Written exercise: Below is a listing; write it out exactly and drop any images from it.
----
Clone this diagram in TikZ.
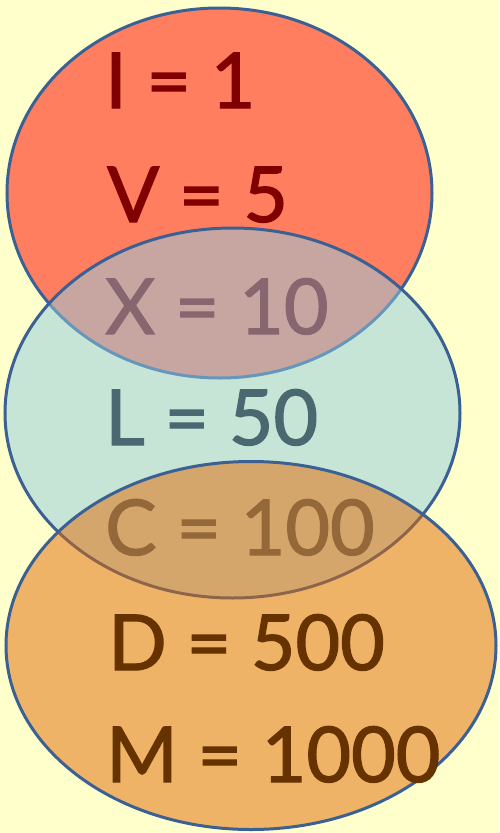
\documentclass[tikz,border=0pt]{standalone}
\usepackage{fontspec}
\setmainfont{Lato}
\newfontfamily\numeralfont{Lato}[FakeBold=1.6]
\definecolor{bgyellow}{RGB}{255,255,204}
\definecolor{edgeblue}{RGB}{59,96,148}
\definecolor{redfill}{RGB}{255,126,96}
\definecolor{tealfill}{RGB}{145,205,224}
\definecolor{orangefill}{RGB}{225,105,4}
\definecolor{darkred}{RGB}{128,0,0}
\definecolor{slate}{RGB}{74,104,112}
\definecolor{darkbrown}{RGB}{102,51,0}
\begin{document}
\begin{tikzpicture}[x=1pt,y=-1pt,
  ring/.style={draw=edgeblue,line width=3pt},
  numeral/.style={anchor=base west,inner sep=0pt,font=\numeralfont\fontsize{77}{80}\selectfont}]
\fill[bgyellow] (0,0) rectangle (499,833);
\useasboundingbox (0,0) rectangle (499,833);
% red ellipse
\path[ring,fill=redfill] (219.5,193) ellipse [x radius=212.5pt,y radius=185pt];
\node[numeral,text=darkred] (one) at (105,108) {I = 1};
\node[numeral,text=darkred] (five) at (107,222) {V = 5};
\node[numeral,text=darkred] (ten) at (105,334) {X = 10};
% teal ellipse
\path[ring,fill=tealfill,fill opacity=0.5] (232.5,413) ellipse [x radius=227.5pt,y radius=185pt];
\node[numeral,text=slate] (fifty) at (105,445) {L = 50};
\node[numeral,text=slate] (hundred) at (105,555) {C = 100};
% orange ellipse
\path[ring,fill=orangefill,fill opacity=0.5] (251,645.5) ellipse [x radius=245pt,y radius=184pt];
\node[numeral,text=darkbrown] (fivehundred) at (108,670) {D = 500};
\node[numeral,text=darkbrown] (thousand) at (106,782) {M = 1000};
\end{tikzpicture}
\end{document}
----
The answer:
Clone this diagram in TikZ.
\documentclass[tikz,border=0pt]{standalone}
\usepackage{fontspec}
\setmainfont{Lato}
\newfontfamily\numeralfont{Lato}[FakeBold=1.6]
\definecolor{bgyellow}{RGB}{255,255,204}
\definecolor{edgeblue}{RGB}{59,96,148}
\definecolor{redfill}{RGB}{255,126,96}
\definecolor{tealfill}{RGB}{145,205,224}
\definecolor{orangefill}{RGB}{225,105,4}
\definecolor{darkred}{RGB}{128,0,0}
\definecolor{slate}{RGB}{74,104,112}
\definecolor{darkbrown}{RGB}{102,51,0}
\begin{document}
\begin{tikzpicture}[x=1pt,y=-1pt,
  ring/.style={draw=edgeblue,line width=3pt},
  numeral/.style={anchor=base west,inner sep=0pt,font=\numeralfont\fontsize{77}{80}\selectfont}]
\fill[bgyellow] (0,0) rectangle (499,833);
\useasboundingbox (0,0) rectangle (499,833);
% red ellipse
\path[ring,fill=redfill] (219.5,193) ellipse [x radius=212.5pt,y radius=185pt];
\node[numeral,text=darkred] (one) at (105,108) {I = 1};
\node[numeral,text=darkred] (five) at (107,222) {V = 5};
\node[numeral,text=darkred] (ten) at (105,334) {X = 10};
% teal ellipse
\path[ring,fill=tealfill,fill opacity=0.5] (232.5,413) ellipse [x radius=227.5pt,y radius=185pt];
\node[numeral,text=slate] (fifty) at (105,445) {L = 50};
\node[numeral,text=slate] (hundred) at (105,555) {C = 100};
% orange ellipse
\path[ring,fill=orangefill,fill opacity=0.5] (251,645.5) ellipse [x radius=245pt,y radius=184pt];
\node[numeral,text=darkbrown] (fivehundred) at (108,670) {D = 500};
\node[numeral,text=darkbrown] (thousand) at (106,782) {M = 1000};
\end{tikzpicture}
\end{document}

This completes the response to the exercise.